Pearl and Marina are the new faces of Splatoon – and spare a little pity for Pearl, who’s already been upstaged by her partner – but fans of the original needn’t fret as Callie and Marie have a sizeable presence in the sequel.
Splatoon 2 inherits much of the smartness of its predecessor, then, but it also inherits a handful of its problems. You’re still locked to two multiplayer maps every two hours until they work their way out of rotation, a quirk that suited the original when it was short on content, but one that seems overly stubborn now. You still can’t quit out of lobbies, you still can’t alter your loadout in between rounds, and key features such as saving favourite outfits are still locked out for those who don’t own the requisite Amiibo.
They’re the same gripes existing players of Splatoon will be familiar with, but they’ll also be familiar with the same magic that it weaves. The frantic rhythm of each match, soundtracked by singalong songs and the delightful plop, plop, plop of falling ink. The elaborate game of dress-up that ensues as you venture into Splatoon’s meta, visiting the central hub of Inkopolis’ shops each day to see what new stock is in store. The feeling that, with its emphasis on fashion and its frenetic bursts of action, no other game has ever captured the candy rush of adolescence so well. If this is your first time with Splatoon, you’re in for a serious treat.
So yes, Splatoon 2 is more of the same.
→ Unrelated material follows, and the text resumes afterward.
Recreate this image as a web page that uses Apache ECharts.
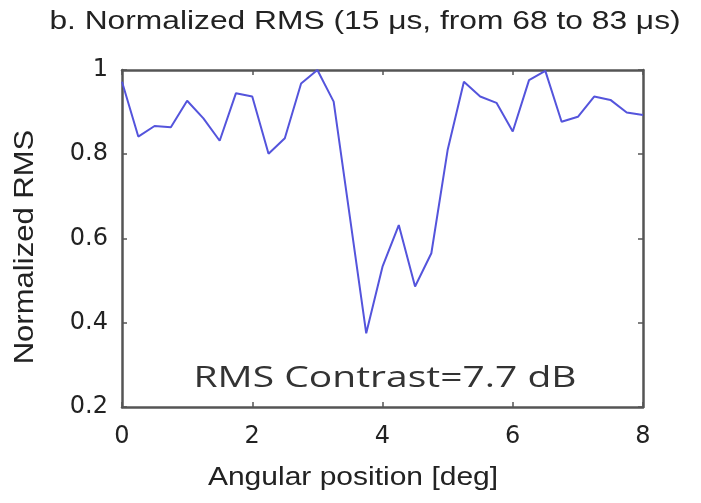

It’s a lot more of the same, seeing how it folds in all the improvements and additions that were introduced to the original over time and gives returning maps a significant makeover. It’s going to be a lot more of the same – with the potential for some new surprises – given how Splatoon 2 is going to benefit from the same steady roll-out of new weapons, maps and modes. By any reasonable measure, this is a better game than its predecessor, and not just on quantity alone. It no longer benefits from the shock of the new – for that, you have to look towards the outstanding Arms – but it’s most definitely an improvement on what remains one of Nintendo’s finest games in many a year. It was only inevitable, though, that this one was never going to feel quite as fresh.